In an August 7 speech at the Atlantic Council in Washington, British Defense Secretary Gavin Williamson claimed the Royal Navy’s return to the Pacific would be permanent. He also said China’s rise was an international problem, and that its militarization of artificial features in the South China Sea, where it has overlapping territorial claims with a number of Southeast Asian neighbors, went against international norms.
British naval deployment in East Asia is officially aimed at protecting global seaborne trade.
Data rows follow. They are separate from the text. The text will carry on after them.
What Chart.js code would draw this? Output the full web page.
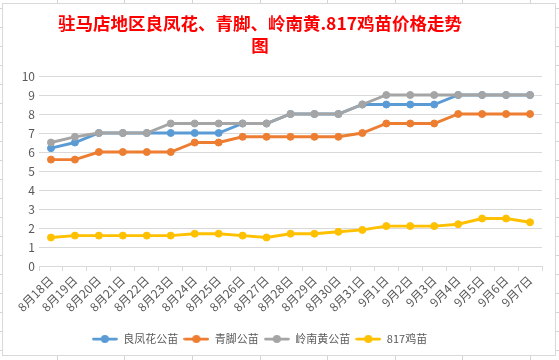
<!DOCTYPE html>
<html>
<head>
<meta charset="utf-8">
<script src="https://cdn.jsdelivr.net/npm/chart.js@4/dist/chart.umd.min.js"></script>
<style>
  html, body { margin: 0; padding: 0; }
  body {
    width: 559px; height: 360px; overflow: hidden; position: relative;
    background-color: #fff;
    background-image:
      repeating-linear-gradient(90deg, transparent 0, transparent 57px, #d4d4d4 57px, #d4d4d4 58px, transparent 58px, transparent 67.5px),
      repeating-linear-gradient(180deg, transparent 0, transparent 8px, #d4d4d4 8px, #d4d4d4 9px, transparent 9px, transparent 19px);
  }
  #box {
    position: absolute; left: 2px; top: 3px; width: 554px; height: 353px;
    box-sizing: border-box; border: 1px solid #d9d9d9; background: #fff;
  }
  #c { display: block; }
</style>
</head>
<body>
<div id="box"><canvas id="c" width="552" height="351"></canvas></div>
<script>
const categories = ["8月18日","8月19日","8月20日","8月21日","8月22日","8月23日","8月24日","8月25日","8月26日","8月27日","8月28日","8月29日","8月30日","8月31日","9月1日","9月2日","9月3日","9月4日","9月5日","9月6日","9月7日"];
const liangfenghua = [6.2,6.5,7,7,7,7,7,7,7.5,7.5,8,8,8,8.5,8.5,8.5,8.5,9,9,9,9];
const qingjiao     = [5.6,5.6,6,6,6,6,6.5,6.5,6.8,6.8,6.8,6.8,6.8,7,7.5,7.5,7.5,8,8,8,8];
const lingnanhuang = [6.5,6.8,7,7,7,7.5,7.5,7.5,7.5,7.5,8,8,8,8.5,9,9,9,9,9,9,9];
const ji817        = [1.5,1.6,1.6,1.6,1.6,1.6,1.7,1.7,1.6,1.5,1.7,1.7,1.8,1.9,2.1,2.1,2.1,2.2,2.5,2.5,2.3];
const seriesNames = ["良凤花公苗","青脚公苗","岭南黄公苗","817鸡苗"];
const seriesColors = ["#5B9BD5","#ED7D31","#A5A5A5","#FFC000"];
const titleLines = ["驻马店地区良凤花、青脚、岭南黄.817鸡苗价格走势","图"];
const yTicks = [0,1,2,3,4,5,6,7,8,9,10];

const FONT = '"Noto Sans CJK SC", "Microsoft YaHei", sans-serif';

function legendIcon(color) {
  const cv = document.createElement('canvas');
  cv.width = 26; cv.height = 10;
  const x = cv.getContext('2d');
  x.strokeStyle = color; x.lineWidth = 2.75; x.lineCap = 'round';
  x.beginPath(); x.moveTo(1.5, 5); x.lineTo(24.5, 5); x.stroke();
  x.fillStyle = color;
  x.beginPath(); x.arc(13, 5, 4, 0, Math.PI * 2); x.fill();
  return cv;
}
const icons = seriesColors.map(legendIcon);

const allSeries = [liangfenghua, qingjiao, lingnanhuang, ji817];
const datasets = allSeries.map((d, i) => ({
  label: seriesNames[i],
  data: d,
  borderColor: seriesColors[i],
  backgroundColor: seriesColors[i],
  pointBackgroundColor: seriesColors[i],
  pointBorderColor: seriesColors[i],
  borderWidth: 2.9,
  pointRadius: 3.5,
  pointBorderWidth: 1,
  tension: 0,
  fill: false,
  order: 3 - i
}));

const titlePlugin = {
  id: 'excelTitle',
  afterLayout(chart) {
    const l = chart.legend;
    if (l) { l.left -= 13; l.right -= 13; }
  },
  afterDraw(chart) {
    const ctx = chart.ctx;
    ctx.save();
    ctx.font = 'bold 17.5px ' + FONT;
    ctx.fillStyle = '#FF0000';
    ctx.textAlign = 'center';
    ctx.textBaseline = 'middle';
    ctx.fillText(titleLines[0], 257, 19.5);
    ctx.fillText(titleLines[1], 257, 41.5);
    ctx.restore();
  }
};

new Chart(document.getElementById('c'), {
  type: 'line',
  data: { labels: categories, datasets },
  plugins: [titlePlugin],
  options: {
    responsive: false,
    animation: false,
    devicePixelRatio: 1,
    layout: { padding: { left: 0, right: 13, top: 72, bottom: 0.5 } },
    plugins: {
      title: { display: false },
      legend: {
        position: 'bottom',
        labels: {
          color: '#595959',
          font: { family: FONT, size: 11 },
          usePointStyle: true,
          pointStyleWidth: 26,
          boxHeight: 10,
          padding: 5,
          sort: (a, b) => a.datasetIndex - b.datasetIndex,
          generateLabels: (chart) => {
            const items = Chart.defaults.plugins.legend.labels.generateLabels(chart);
            items.forEach((it) => { it.pointStyle = icons[it.datasetIndex]; });
            return items;
          }
        }
      },
      tooltip: { enabled: false }
    },
    scales: {
      x: {
        offset: true,
        grid: { display: true, offset: true, drawOnChartArea: false, color: '#d9d9d9', tickLength: 5 },
        border: { display: true, color: '#d9d9d9' },
        ticks: {
          color: '#595959', font: { family: FONT, size: 12 },
          minRotation: 45, maxRotation: 45, autoSkip: false, padding: 2
        },
        afterFit: (s) => { s.height = 62.5; }
      },
      y: {
        min: 0, max: 10,
        afterBuildTicks: (s) => { s.ticks = yTicks.map(v => ({ value: v })); },
        grid: { color: '#d9d9d9', drawTicks: false },
        border: { display: false },
        ticks: { color: '#595959', font: { family: FONT, size: 12 }, padding: 4 },
        afterFit: (s) => { s.width = 36; }
      }
    }
  }
});
</script>
</body>
</html>
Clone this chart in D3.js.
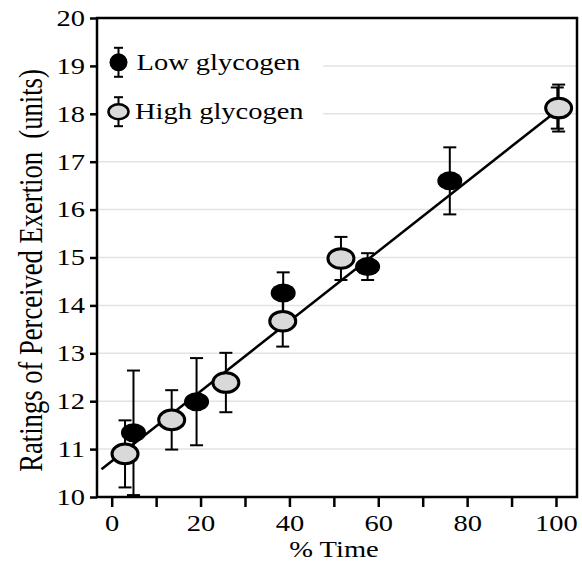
<!DOCTYPE html>
<html><head><meta charset="utf-8">
<script src="https://cdn.jsdelivr.net/npm/d3@7"></script>
<style>body{margin:0;background:#fff}svg{display:block}text{font-family:"Liberation Serif","Times New Roman",serif;fill:#000}</style>
</head><body><div id="c"></div>
<script>
// Data
const lowX = [4.9, 19.1, 38.6, 57.6, 76.1, 100.3];
const lowY = [11.34, 11.99, 14.26, 14.81, 16.60, 18.12];
const lowErr = [1.3, 0.91, 0.43, 0.28, 0.70, 0.43];
const highX = [3.0, 13.5, 25.7, 38.5, 51.6, 100.6];
const highY = [10.90, 11.61, 12.39, 13.67, 14.98, 18.12];
const highErr = [0.70, 0.62, 0.62, 0.53, 0.45, 0.49];
const fitX = [-2.3, 100];
const fitY = [10.58, 18.05];
const xTicks = [0, 10, 20, 30, 40, 50, 60, 70, 80, 90, 100];
const xLabels = [0, 20, 40, 60, 80, 100];
const yTicks = [10, 11, 12, 13, 14, 15, 16, 17, 18, 19, 20];
const seriesNames = ["Low glycogen", "High glycogen"];
const xTitle = "% Time";
const yTitle = "Ratings of Perceived Exertion\u00a0\u00a0(units)";

const W = 582, H = 562, S = 1.24;
const m = {l: 97, r: 5, t: 18, b: 65};
const svg = d3.select("#c").append("svg").attr("width", W).attr("height", H);
const x = d3.scaleLinear().domain([-3.31, 104.73]).range([m.l, W - m.r]);
const y = d3.scaleLinear().domain([10, 20]).range([H - m.b, m.t]);

// gridlines
svg.append("g").selectAll("line").data(yTicks.filter(d => d > 10 && d < 20)).join("line")
  .attr("x1", x.range()[0]).attr("x2", x.range()[1])
  .attr("y1", d => y(d)).attr("y2", d => y(d))
  .attr("stroke", "#e3e3e3").attr("stroke-width", 1.5);

// legend background
svg.append("rect").attr("x", m.l + 2).attr("y", 38).attr("width", 224).attr("height", 98).attr("fill", "#fff");

// fit line
svg.append("path").datum(fitX.map((d, i) => [d, fitY[i]]))
  .attr("d", d3.line().x(d => x(d[0])).y(d => y(d[1])))
  .attr("stroke", "#000").attr("stroke-width", 2.5).attr("fill", "none");

function errBars(xs, ys, es) {
  const g = svg.append("g").attr("stroke", "#000").attr("stroke-width", 2);
  xs.forEach((xv, i) => {
    const cx = x(xv), top = y(ys[i] + es[i]), bot = y(Math.max(10, ys[i] - es[i]));
    g.append("line").attr("x1", cx).attr("x2", cx).attr("y1", top).attr("y2", bot);
    g.append("line").attr("x1", cx - 6.5).attr("x2", cx + 6.5).attr("y1", top).attr("y2", top);
    g.append("line").attr("x1", cx - 6.5).attr("x2", cx + 6.5).attr("y1", bot).attr("y2", bot);
  });
}
errBars(lowX, lowY, lowErr);
svg.append("g").selectAll("ellipse").data(lowX).join("ellipse")
  .attr("cx", d => x(d)).attr("cy", (d, i) => y(lowY[i])).attr("rx", 12.5).attr("ry", 9.5).attr("fill", "#000");
errBars(highX, highY, highErr);
svg.append("g").selectAll("ellipse").data(highX).join("ellipse")
  .attr("cx", d => x(d)).attr("cy", (d, i) => y(highY[i])).attr("rx", 13).attr("ry", 9.8)
  .attr("fill", "#d9d9d9").attr("stroke", "#000").attr("stroke-width", 3);

// frame
svg.append("rect").attr("x", m.l).attr("y", m.t).attr("width", W - m.r - m.l).attr("height", H - m.b - m.t)
  .attr("fill", "none").attr("stroke", "#000").attr("stroke-width", 2.5);

// axes
const xa = svg.append("g").attr("transform", `translate(0,${H - m.b})`)
  .call(d3.axisBottom(x).tickValues(xTicks).tickSize(10).tickPadding(7.5)
    .tickFormat(d => xLabels.includes(d) ? d : ""));
xa.select(".domain").remove();
xa.selectAll("line").attr("stroke-width", 2.5);
xa.selectAll("text").attr("font-size", 23).attr("font-family", "Liberation Serif")
  .attr("transform", `scale(${S},1)`);

const ya = svg.append("g").attr("transform", `translate(${m.l},0)`)
  .call(d3.axisLeft(y).tickValues(yTicks).tickSize(7).tickPadding(3));
ya.select(".domain").remove();
ya.selectAll("line").attr("stroke-width", 2.5);
ya.selectAll("text").attr("font-size", 23).attr("font-family", "Liberation Serif")
  .attr("x", -12 / S).attr("transform", `scale(${S},1)`);

// titles
svg.append("text").attr("transform", `translate(334,556.5) scale(${S},1)`)
  .attr("text-anchor", "middle").attr("font-size", 23).text(xTitle);
svg.append("text").attr("transform", `translate(41.5,270.5) scale(${S},1) rotate(-90)`)
  .attr("text-anchor", "middle").attr("font-size", 26.6).text(yTitle);

// legend
const lg = svg.append("g");
const lcx = 118.5;
[[62.3, 0], [111.7, 1]].forEach(([cy, k]) => {
  lg.append("line").attr("x1", lcx).attr("x2", lcx).attr("y1", cy - 14.5).attr("y2", cy + 14.5).attr("stroke", "#000").attr("stroke-width", 2);
  lg.append("line").attr("x1", lcx - 4.5).attr("x2", lcx + 4.5).attr("y1", cy - 14.5).attr("y2", cy - 14.5).attr("stroke", "#000").attr("stroke-width", 2);
  lg.append("line").attr("x1", lcx - 4.5).attr("x2", lcx + 4.5).attr("y1", cy + 14.5).attr("y2", cy + 14.5).attr("stroke", "#000").attr("stroke-width", 2);
  if (k === 0) lg.append("ellipse").attr("cx", lcx).attr("cy", cy).attr("rx", 9).attr("ry", 9).attr("fill", "#000");
  else lg.append("ellipse").attr("cx", lcx).attr("cy", cy).attr("rx", 10).attr("ry", 7.5).attr("fill", "#d9d9d9").attr("stroke", "#000").attr("stroke-width", 2.5);
  lg.append("text").attr("transform", `translate(${k === 0 ? 136.5 : 135},${k === 0 ? 70 : 118.5}) scale(${S},1)`)
    .attr("font-size", 23).text(seriesNames[k]);
});
</script></body></html>
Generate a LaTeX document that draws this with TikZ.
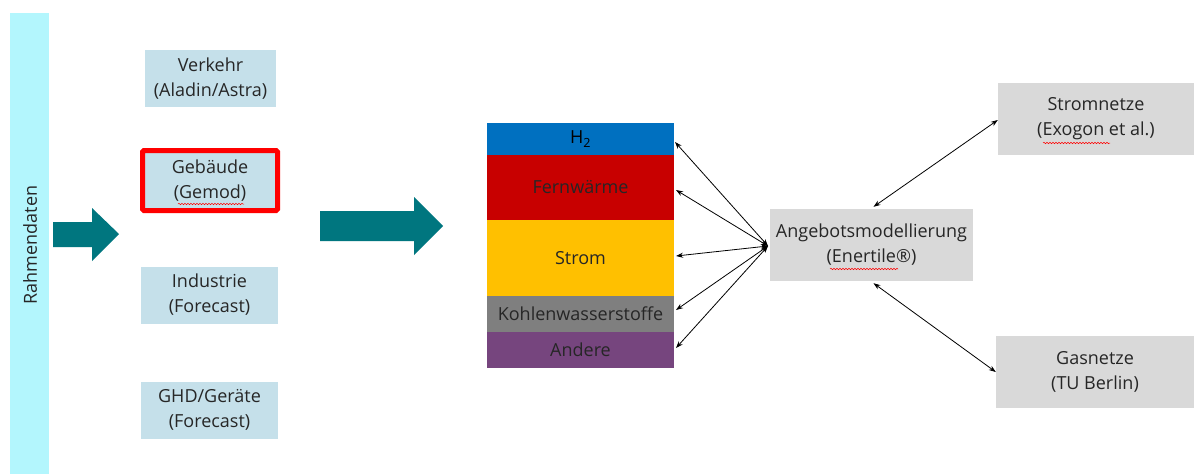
\documentclass[tikz,border=0pt]{standalone}
\usepackage{fontspec}
\setmainfont{Open Sans}
\usetikzlibrary{arrows.meta,decorations.pathmorphing}
\definecolor{rahmen}{HTML}{B3F6FD}
\definecolor{sekt}{HTML}{C5E0EA}
\definecolor{teal}{HTML}{00767F}
\definecolor{grau}{HTML}{D9D9D9}
\definecolor{htwo}{HTML}{0070C0}
\definecolor{fern}{HTML}{C80000}
\definecolor{strom}{HTML}{FFC000}
\definecolor{kohle}{HTML}{7F7F7F}
\definecolor{andere}{HTML}{76457E}
\definecolor{txt}{HTML}{262626}
\begin{document}
\begin{tikzpicture}[x=1pt,y=-1pt,
  every node/.style={font=\fontsize{18}{25}\selectfont, text=txt, align=center, inner sep=0pt},
  sektor/.style={fill=sekt, minimum width=#1, minimum height=57},
  layer/.style={fill=#1, minimum width=187},
  modell/.style={fill=grau, minimum height=72},
  link/.style={{Stealth[length=7pt,width=5pt]}-{Stealth[length=7pt,width=5pt]}, line width=0.8pt, black},
  spell/.style={draw=red, line width=0.5pt, decorate, decoration={snake, amplitude=0.7pt, segment length=3pt}}]
\useasboundingbox (0,0) rectangle (1194,474);
\fill[white] (0,0) rectangle (1194,474);
% Rahmendaten
\node[fill=rahmen, minimum width=39, minimum height=461, anchor=north west] (rahmen) at (10,13) {};
\node[rotate=90] (rtext) at (30,245) {Rahmendaten};
% block arrows
\fill[teal] (53,222) -- (92,222) -- (92,208) -- (119,234) -- (92,261) -- (92,247) -- (53,247) -- cycle;
\fill[teal] (320,211) -- (414,211) -- (414,197) -- (443,226) -- (414,255) -- (414,241) -- (320,241) -- cycle;
% sectors
\node[sektor=131] (verkehr) at (210.5,78.5) {Verkehr\\(Aladin/Astra)};
\node[fill=sekt, draw=red, line width=5pt, rounded corners=1.5pt, minimum width=135, minimum height=60] (gebaeude) at (210,180.5) {Gebäude\\(Gemod)};
\node[sektor=137] (industrie) at (209.5,295) {Industrie\\(Forecast)};
\node[sektor=137] (ghd) at (209.5,410) {GHD/Geräte\\(Forecast)};
% stack
\node[layer=htwo, minimum height=32, text=black] (h2) at (580.5,139) {H\textsubscript{2}};
\node[layer=fern, minimum height=65] (fw) at (580.5,187.5) {Fernwärme};
\node[layer=strom, minimum height=76] (strom) at (580.5,258) {Strom};
\node[layer=kohle, minimum height=36] (kw) at (580.5,314) {Kohlenwasserstoffe};
\node[layer=andere, minimum height=36] (and) at (580.5,350) {Andere};
% models
\node[modell, minimum width=203] (angebot) at (871.5,245) {Angebotsmodellierung\\(Enertile®)};
\node[modell, minimum width=196] (stromnetz) at (1096,119) {Stromnetze\\(Exogon et al.)};
\node[modell, minimum width=198] (gasnetz) at (1095,372) {Gasnetze\\(TU Berlin)};
% spell-check marks
\draw[spell] (178,204) -- (244,204);
\draw[spell] (830,269) -- (898,269);
\draw[spell] (1043,143) -- (1110,143);
% connectors
\coordinate (hub) at (768,246);
\coordinate (e1) at (675,142);
\coordinate (e2) at (676,190);
\coordinate (e3) at (676,256);
\coordinate (e4) at (676,310);
\coordinate (e5) at (676,348);
\foreach \e in {e1,e2,e3,e4,e5} \draw[link] (hub) -- (\e);
\draw[link] (angebot.north) ++(2,-2) coordinate (an) -- (stromnetz.west |- 0,120);
\draw[link] (angebot.south) ++(2,2) coordinate (as) -- (gasnetz.west |- 0,372);
\end{tikzpicture}
\end{document}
Admiral Sir Philip Jones, the Royal Navy’s first sea lord and chief of naval staff, said during an event at the London-based Royal United Services Institute in May that Beijing “may not pose a direct threat” to Britain, but it could be able to contest the Royal Navy’s ability to conduct freedom of navigation operations, a key component of the rules-based international order.
Williamson also emphasized that Britain was still “a tier-one” military power, “ready and willing to fight in mainland Europe, in the Middle or in the Far East.” But the reality is that the Royal Navy cannot operate in East Asia without the support of the vast US defense framework, as well as French military forces and logistical facilities in the Indo-Pacific area.
Current and future deployments
Three British warships have been deployed in the Indian Ocean and Pacific waters this year. The anti-submarine frigate HMS Sutherland returned to Britain on August 10 after a seven-month service that included passages through the disputed South China Sea, port visits to Asia-Pacific countries and joint exercises with the United States, Australia, Japan and New Zealand.
The amphibious assault ship HMS Albion, the fleet flagship of the Royal Navy recently stationed in Northeast Asia to enforce United Nations sanctions against North Korea, is set to begin its journey back to Britain. In the meantime, HMS Argyll, another anti-submarine frigate, is heading for East Asia, where it will take part in maritime drills with Japan.
The British government intends to deploy one of its two future aircraft carriers (HMS Queen Elizabeth and HMS Prince of Wales) in the Indo-Pacific in the 2020s. The capabilities of the 65,000-tonne HMS Queen Elizabeth, which will be docking in New York next month, will be reinforced by a US Marine Corps squadron of F35B fighters in 2021. The Royal Navy is placing great emphasis on combined air-sea capacities and full integration of the F-35 and future air combat platforms with carrier strike forces.
Part of a globally deployed maritime task group
Access to seas and oceans is a staple of Britain’s geopolitics. London wants global commons to be free and secure, and is concerned that China’s rapid expansion of its naval forces can limit its freedom of action in the Indian and Pacific oceans.
Speaking at another conference in June, Admiral Jones said Britain would soon be able to team up with the navies of the United State and France “delivering continuous carrier strike capability as part of a globally deployed maritime task group.”
The Franco-British combined expeditionary force should become effective by 2020. HMS Albion held joint operations with the French-led Jeanne d’Arc naval task force in the Java Sea in April. British troops, with two Wildcat helicopters, joined the French mission embarked on amphibious assault ship FS Dixmude.
Britain also has a new trilateral arrangement with the French Navy and the Japan Maritime Self-Defence Force. In addition, last month, Williamson and his Australian counterpart, Marise Payne, floated the possibility of HMS Queen Elizabeth joining the Royal Australian Navy in the Pacific area to assert international navigation rights, and possibly support Canberra’s anti-submarine operations in its waters – which have the Chinese People’s Liberation Army Navy (PLAN) as their obvious target.
According to Jones, in five years “it is reasonable to expect that wherever [British naval forces] are operating, the Chinese will be there, too.” He added that in 10 years the Chinese submarine fleet was likely to outnumber that of the US Navy.
Britain now has 10 submarines and 70 vessels, of which 13 are frigates and six are destroyers. Despite London’s commitment to building new warships, numbers are expected to remain roughly the same in the coming years. The mismatch with the PLAN is plain for all to see, and defense cooperation with allies and partners is indispensable for Britain to keep an “unbroken” presence in the Indo-Pacific arena – a last-ditch attempt to prove it will be a global security actor even after Brexit, its exit from the European Union next March.